Monday I went and saw my friend, Kim.
She owns Kim Harper Salon & Spa in Mason.
This place is fancy. They give you teas and coffees and magazines and robes while you wait for your hair to change colors. I didn’t partake of that. I was whisked into a room where they shampoo your hair for you. Wow. Someday, when I’m a Persian Prince I’m going to employ a hair washer. It’s so much better than washing your own.
After this, Kim cut my hair. She told me something that I want all you haters to hear. She said it’s a crime that I shaved my head all those years. She said I have great hair. She said I could be a Persian Prince. (not really. and I’m not sure where this prince stuff is coming from. maybe ‘cause Kim’s salon made me feel so royally fancy.)
Here’s me before the hair cut.
Here’s me a few days after getting it cut:
My friend Donna said I look less like a bobble head now. Thanks? Obviously I still look like a fuzzy bowling ball. Nothing’ll change that. My looks aren’t the real the point of this post. The real point is how great Kim is.
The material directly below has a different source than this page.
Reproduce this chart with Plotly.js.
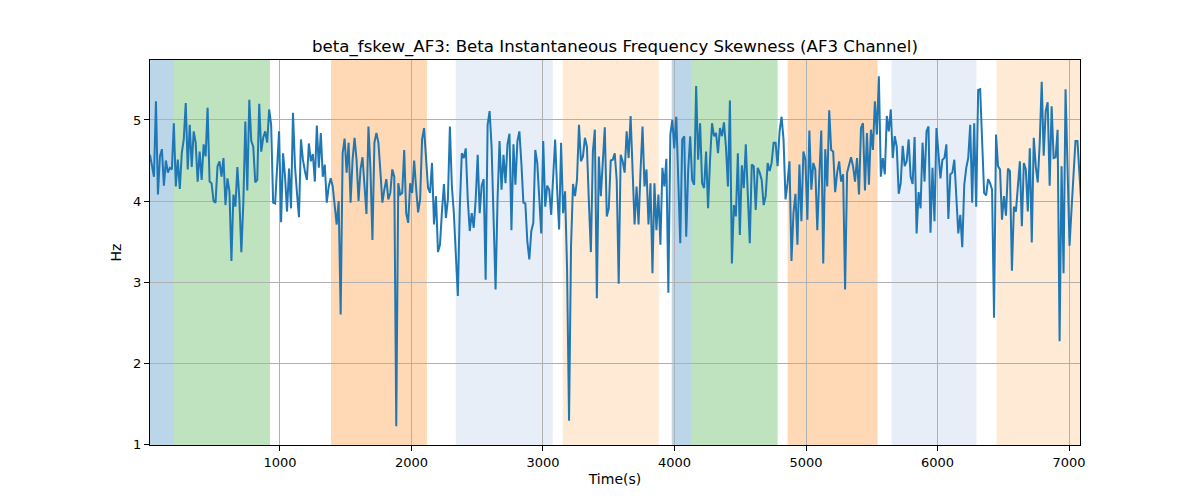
<!DOCTYPE html>
<html>
<head>
<meta charset="utf-8">
<script src="https://cdn.plot.ly/plotly-3.0.1.min.js"></script>
<style>html,body{margin:0;padding:0;background:#fff;}#chart{width:1200px;height:500px;}</style>
</head>
<body>
<div id="chart"></div>
<script>
// Sample timing (seconds): regular sampling
const startTime = 12;
const sampleStep = 15.1;

// Beta instantaneous frequency skewness values (Hz)
const skewValues = [
4.57,4.43,4.30,5.23,4.08,4.55,4.64,4.19,4.50,4.35,
4.41,4.39,4.96,4.18,4.51,4.15,4.59,4.76,5.21,4.39,
4.94,4.42,4.86,4.72,4.24,4.61,4.26,4.70,4.55,5.15,
4.24,4.22,4.00,3.98,4.43,4.49,4.30,4.53,3.95,4.28,
4.12,3.26,4.08,3.93,4.42,4.02,3.37,3.98,4.98,4.13,
5.25,4.74,4.67,4.23,4.26,5.20,4.61,4.78,4.86,
4.72,5.13,4.94,3.98,3.97,4.51,4.86,3.74,4.59,4.30,
3.87,4.40,3.91,5.09,4.43,4.10,3.80,4.76,4.51,4.37,
4.26,4.71,4.49,4.58,4.24,4.93,4.41,4.84,4.30,4.45,
3.98,4.18,4.28,4.18,3.91,3.71,4.00,2.60,4.59,4.77,
4.35,4.72,3.98,4.51,4.78,4.51,4.00,4.39,4.54,4.18,
3.84,4.92,4.39,3.52,4.72,4.84,4.72,4.37,3.98,4.14,
4.27,
4.02,4.10,4.39,4.30,1.22,4.22,4.08,4.10,4.63,3.85,3.73,
4.22,4.10,4.50,4.16,3.86,4.02,4.76,4.90,4.51,4.16,
4.10,4.47,3.71,4.06,3.37,3.46,3.87,4.21,3.79,4.02,
4.92,4.18,3.85,3.36,2.83,3.93,4.59,4.53,4.65,4.02,
3.63,3.85,3.67,4.02,4.57,3.85,4.19,4.27,3.03,4.94,
5.11,4.67,3.69,2.91,4.02,4.74,4.14,4.57,4.22,4.70,
4.83,
3.64,4.70,4.20,4.74,4.86,4.47,3.98,3.97,3.50,3.28,
3.63,3.73,4.63,4.47,3.98,3.60,4.74,3.93,4.19,4.14,
3.83,4.33,4.76,4.14,3.65,4.72,3.85,4.12,3.17,1.29,
3.44,4.21,4.06,4.26,4.94,4.49,4.55,4.78,4.67,3.98,
3.37,4.61,4.88,2.80,4.55,4.06,4.43,4.91,3.81,3.91,
4.50,4.51,4.59,4.26,2.98,4.57,4.49,4.35,4.86,4.53,
5.05,
4.43,3.71,4.18,3.71,4.37,4.92,4.18,4.39,3.71,4.22,
3.11,4.22,3.64,4.08,3.46,4.41,4.18,4.52,2.87,4.82,
5.00,4.65,5.04,4.16,3.48,4.76,4.80,3.56,4.39,4.80,
4.26,4.20,5.42,4.51,4.96,4.22,4.16,4.61,3.91,4.51,
4.96,4.80,4.84,4.59,4.90,4.80,4.97,4.67,4.18,5.24,
3.23,3.95,3.81,4.59,3.58,4.44,4.16,4.70,4.14,3.48,
4.45,
4.43,3.89,4.41,4.35,4.26,3.95,4.06,4.47,4.37,4.47,
4.72,4.72,4.43,4.86,5.04,4.76,4.02,4.22,4.49,3.26,
3.85,4.09,3.46,4.45,3.75,4.61,4.51,3.77,4.87,4.14,
4.47,4.39,3.64,4.30,4.87,3.23,4.64,4.18,5.12,4.63,
4.61,4.11,4.35,4.49,4.24,4.33,2.91,4.35,4.45,4.54,
4.43,4.24,4.53,4.08,4.90,4.96,4.13,4.84,4.20,4.88,
4.63,5.23,4.82,5.54,4.30,4.53,4.33,5.05,4.86,5.13,
4.53,4.80,4.67,4.09,4.22,4.68,4.43,4.49,4.76,4.30,
4.21,4.79,3.60,4.11,3.91,4.72,4.24,4.86,4.92,3.61,
4.41,3.75,4.90,4.59,4.28,4.51,4.53,4.70,3.78,4.33,
4.35,4.51,4.06,3.60,3.83,3.43,4.20,4.41,4.53,4.94,
3.98,4.96,3.93,5.37,5.38,4.80,4.10,4.07,4.27,4.22,
4.14,2.56,4.82,4.43,4.39,3.77,4.06,3.82,4.40,4.37,
3.14,3.93,3.87,4.18,4.49,3.69,4.47,4.39,3.87,4.65,
3.49,4.78,4.43,4.23,4.72,5.47,4.56,5.11,5.22,4.19,
5.17,4.53,4.54,4.88,2.27,4.43,3.11,5.38,4.35,3.45,
3.89,4.37,4.74,4.74,4.30,3.93
];

const timeValues = skewValues.map((_, i) => startTime + i * sampleStep);

// Shaded segments
const segStarts = [0, 194, 1388, 2337, 3150, 3979, 4131, 4860, 5650, 6448];
const segEnds   = [194, 924, 2117, 3074, 3880, 4131, 4784, 5544, 6296, 7100];
const segColors = ['#1f77b4', '#2ca02c', '#ff7f0e', '#aec7e8', '#ffbb78',
                   '#1f77b4', '#2ca02c', '#ff7f0e', '#aec7e8', '#ffbb78'];

const xTicks = [1000, 2000, 3000, 4000, 5000, 6000, 7000];
const yTicks = [1, 2, 3, 4, 5];

const shapes = segStarts.map((s, i) => ({
  type: 'rect', xref: 'x', yref: 'paper',
  x0: s, x1: segEnds[i], y0: 0, y1: 1,
  fillcolor: segColors[i], opacity: 0.3, line: {width: 0}, layer: 'below'
}));

const trace = {
  x: timeValues, y: skewValues, type: 'scatter', mode: 'lines',
  line: {color: '#1f77b4', width: 2}, hoverinfo: 'skip'
};

const layout = {
  width: 1200, height: 500,
  margin: {l: 150, r: 120, t: 60, b: 55},
  paper_bgcolor: '#fff', plot_bgcolor: 'rgba(0,0,0,0)',
  font: {family: 'DejaVu Sans', size: 14, color: '#000'},
  title: {text: 'beta_fskew_AF3: Beta Instantaneous Frequency Skewness (AF3 Channel)',
          font: {size: 16.6, color: '#000'}, x: 0.5, xref: 'paper', xanchor: 'center', y: 0.908, yanchor: 'middle'},
  showlegend: false,
  shapes: shapes,
  xaxis: {
    range: [12, 7083], tickvals: xTicks, ticktext: xTicks.map(String),
    showgrid: true, gridcolor: '#b0b0b0', gridwidth: 1,
    zeroline: false, showline: true, linecolor: '#000', linewidth: 1, mirror: true,
    ticks: 'outside', ticklen: 5, tickcolor: '#000',
    tickfont: {size: 13},
    title: {text: 'Time(s)', font: {size: 14}, standoff: 5},
    layer: 'above traces'
  },
  yaxis: {
    range: [0.99, 5.74], tickvals: yTicks, ticktext: yTicks.map(String),
    showgrid: true, gridcolor: '#b0b0b0', gridwidth: 1,
    zeroline: false, showline: true, linecolor: '#000', linewidth: 1, mirror: true,
    ticks: 'outside', ticklen: 5, tickcolor: '#000',
    tickfont: {size: 13},
    title: {text: 'Hz', font: {size: 14}, standoff: 8}
  }
};

Plotly.newPlot('chart', [trace], layout, {staticPlot: true, displayModeBar: false});
</script>
</body>
</html>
She’s full of positive spunk that leaves you feeling like a million dollhairs. (wordplay!)
If you have hair go to her salon. She and her crew will make you feel special. And smell nice.
5 comments:
and tempal at her salon is the bomb. literally drive from columbus to go to her...and i already have 3 times :)
You kind of look like someone that would play Julius Caesar in a movie.
You kind of look like someone that would play Julius Erving in a movie.
http://bermansports.com/images/500-drj076.jpg
Okay, that was a joke. I actually like the locks. I'm not a hater.
And I will agree that having your hair washed by someone else is off-the-charts amazing. Don't tell anyone but I give my stylist a big kiss on the lips after. For reals.
back when i sat the bench on the jv basketball team people would always say, "how come coach doesn't put you in more, dr. julius?" and i'd say, "beats me, mom."